Companies may have trouble restructuring
The nation is expected to launch a new round of debt-for-equity swaps to avoid bad loans bringing more trouble to the economy, but experts said on Tuesday the program faces more difficulties and challenges compared with previous eras.
"The Chinese economy has grown dramatically, as have outstanding loans, during recent decades, so that it's much more difficult to deal with such a large volume of bad loans," Wang Ying, senior director of corporate ratings at Fitch Ratings, told the Global Times on Tuesday.
Many companies, especially those with overcapacity, will have difficulties in laying off employees during the debt restructuring, said Wang.
Although the country is expected to face more difficulties, the debt-for-equity swaps can still help banks reduce the pressure of bad loans, as well as help companies ease the pressure of heavy debts, noted Wang.

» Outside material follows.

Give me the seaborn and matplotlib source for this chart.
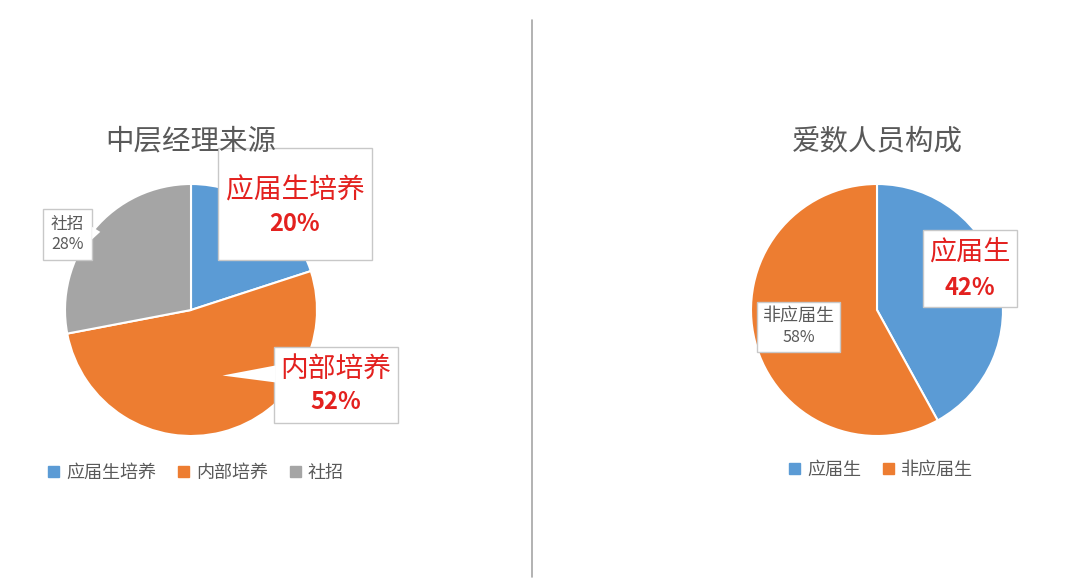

Premier Li Keqiang said at an economic meeting on Monday that debt-for-equity swap programs can be a way to reduce corporate leverage gradually, the Xinhua News Agency reported on Monday.
Such swaps are not new in China. Early in 1999, 580 companies swapped more than 400 billion yuan ($61.9 billion at current exchange rates) of bad loans for equity, accounting for nearly 30 percent of the total bad loans at the time, according to a report by Beijing-based financial newspaper Securities Daily on April 6.
Under the debt-for-equity swap programs, Chinese commercial banks can swap the debt they hold in underperforming companies for stock holdings.
"The current banking law still needs to be revised if the country plans to adopt the programs," Wu Hong, director of the School of Economic Law at the East China University of Political Science and Law, told the Global Times on Tuesday.
Currently, Chinese commercial banks are not allowed to invest in non-banking companies.
"The specific details of the programs have not come out yet," said Wu.
At the end of 2015, Chinese banks' total bad loans stood at 1.27 trillion yuan ($200 billion), according to the China Banking Regulatory Commission. At the end of 2015, the bad loan ratio of China's commercial banks rose to 1.67 percent from 1.59 percent as of the end of September 2015. And banks' increasing bad loans led to decreasing profits.
China faces an inevitable structural adjustment that will last for years, and it may see growth well below the 6.5 percent to 7 percent that many expect by the end of the decade, Andrew Fennell, director of sovereign ratings, Fitch Ratings, said at a conference held by the rating agency in Shanghai on Tuesday.